Read More: Andersen Sterilizers Awarded First 510(k) Master File for EtO Sterility Change

What is VHP and how does it work?

One of those potential alternatives is VHP. The recent news updating the sterilization method to its new status underscores the agency’s goal of moving away from EtO sterilization where possible, as an Established Category A sterilization method has a long history of safe and effective use on medical devices, putting VHP on the same level as EtO and radiation.

VHP is a deep vacuum, low-temperature vapor process traditionally used to sterilize reusable medical devices in patient care facilities, according to Steris. The sterilization method is compatible with a wide range of polymeric materials, making it also effective for single-use products like implants and devices with electronics, pharmaceutical containers, parenteral drug delivery systems such as pre-filled syringes, combination delivery devices, single-packaged assembled complex devices, complete assemblies or devices with loose components, and temperature sensitive devices.

Of note, cellulose-based materials and highly absorbent materials are not compatible with VHP. Additionally, the method is for surface sterilization and has limited penetration capabilities, according to Steris. Unlike EtO, hydrogen peroxide breaks down to water and oxygen, and aeration time is greatly reduced. This means that any concern for toxicity is very low risk, according to a study in Implantable Sensor Systems for Medical Applications.

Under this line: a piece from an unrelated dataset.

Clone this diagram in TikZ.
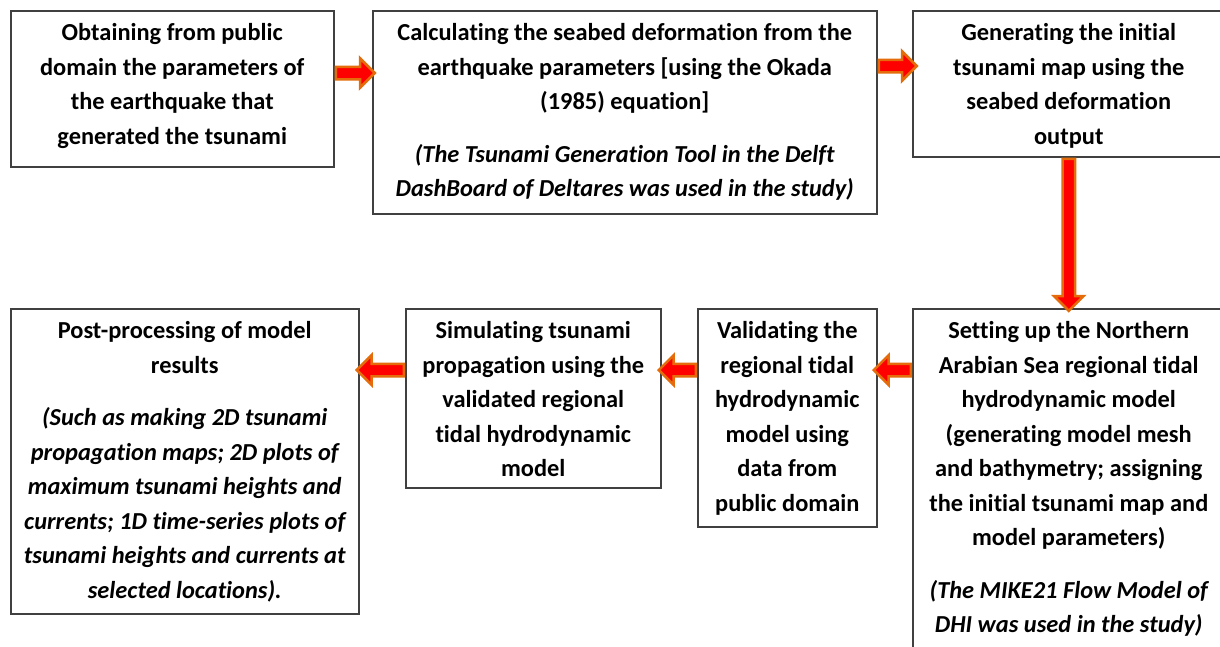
\documentclass[tikz,border=0pt]{standalone}
\usepackage{fontspec}
\setmainfont{Carlito}[Ligatures=CommonOff]
\usetikzlibrary{shapes.arrows}

\definecolor{boxgray}{HTML}{404040}
\definecolor{arroworange}{HTML}{E46C0A}

% box text, top aligned: width, outer height, lines
\newcommand{\stagetext}[3]{\parbox[c][\dimexpr#2pt-26pt\relax][t]{#1pt}{\centering #3}}

\begin{document}
\begin{tikzpicture}[x=1pt,y=-1pt,
    stage/.style={draw=boxgray, line width=1.5pt, inner xsep=0pt, inner ysep=13pt, anchor=north west, font=\fontsize{24.4}{34.5}\selectfont\bfseries},
    flowarrow/.style={single arrow, draw=arroworange, fill=red, line width=2.5pt, inner xsep=0pt, inner ysep=5pt, minimum width=27pt, single arrow head extend=8.5pt, anchor=tail}]

    \useasboundingbox (0,0) rectangle (1220,646);
    \clip (0,0) rectangle (1220,646);

    % these are the boxes
    \node[stage] (obtain) at (10,10) {\stagetext{323}{156}{Obtaining from public\\ domain the parameters of\\ the earthquake that\\ generated the tsunami}};
    \node[stage] (okada) at (372,10) {\stagetext{504}{203}{Calculating the seabed deformation from the\\ earthquake parameters [using the Okada\\ (1985) equation]\\[18pt] {\itshape (The Tsunami Generation Tool in the Delft\\ DashBoard of Deltares was used in the study)}}};
    \node[stage] (initmap) at (912,10) {\stagetext{312}{146}{Generating the initial\\ tsunami map using the\\ seabed deformation\\ output}};
    \node[stage] (setup) at (912,308) {\stagetext{312}{370}{Setting up the Northern\\ Arabian Sea regional tidal\\ hydrodynamic model\\ (generating model mesh\\ and bathymetry; assigning\\ the initial tsunami map and\\ model parameters)\\[18pt] {\itshape (The MIKE21 Flow Model of\\ DHI was used in the study)}}};
    \node[stage] (validate) at (697,308) {\stagetext{179}{218}{Validating the\\ regional tidal\\ hydrodynamic\\ model using\\ data from\\ public domain}};
    \node[stage] (simulate) at (405,308) {\stagetext{255}{179}{Simulating tsunami\\ propagation using the\\ validated regional\\ tidal hydrodynamic\\ model}};
    \node[stage] (postproc) at (10,308) {\stagetext{348}{305}{Post-processing of model\\ results\\[18pt] {\itshape (Such as making 2D tsunami\\ propagation maps; 2D plots of\\ maximum tsunami heights and\\ currents; 1D time-series plots of\\ tsunami heights and currents at\\ selected locations).}}};

    % heights of the arrows
    \coordinate (rowa) at (0,73);
    \coordinate (rowb) at (0,66);
    \coordinate (rowc) at (0,370);

    % these are the arrows
    \node[flowarrow, minimum height=39pt] (a1) at (obtain.east |- rowa) {};
    \node[flowarrow, minimum height=38pt] (a2) at (okada.east |- rowb) {};
    \node[flowarrow, minimum height=152pt, rotate=-90] (a3) at (initmap.south) {};
    \node[flowarrow, minimum height=37pt, rotate=180] (a4) at (setup.west |- rowc) {};
    \node[flowarrow, minimum height=37pt, rotate=180] (a5) at (validate.west |- rowc) {};
    \node[flowarrow, minimum height=47pt, rotate=180] (a6) at (simulate.west |- rowc) {};

\end{tikzpicture}
\end{document}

The VHP sterilization process happens in three phases: the conditioning, sterilant exposure, and post-conditioning, all performed within a single chamber. “The process is carried out under deep vacuum conditions of typically 1-10 millibar (0.03-0.3 inches Hg), with a temperature range of typically 28-40°C (82-104°F),” according to Steris. “Total cycle time (from door closed to door open) is typically eight hours or less. However, cycle time may vary depending on product composition, packaging materials, temperature, and load size and configuration.”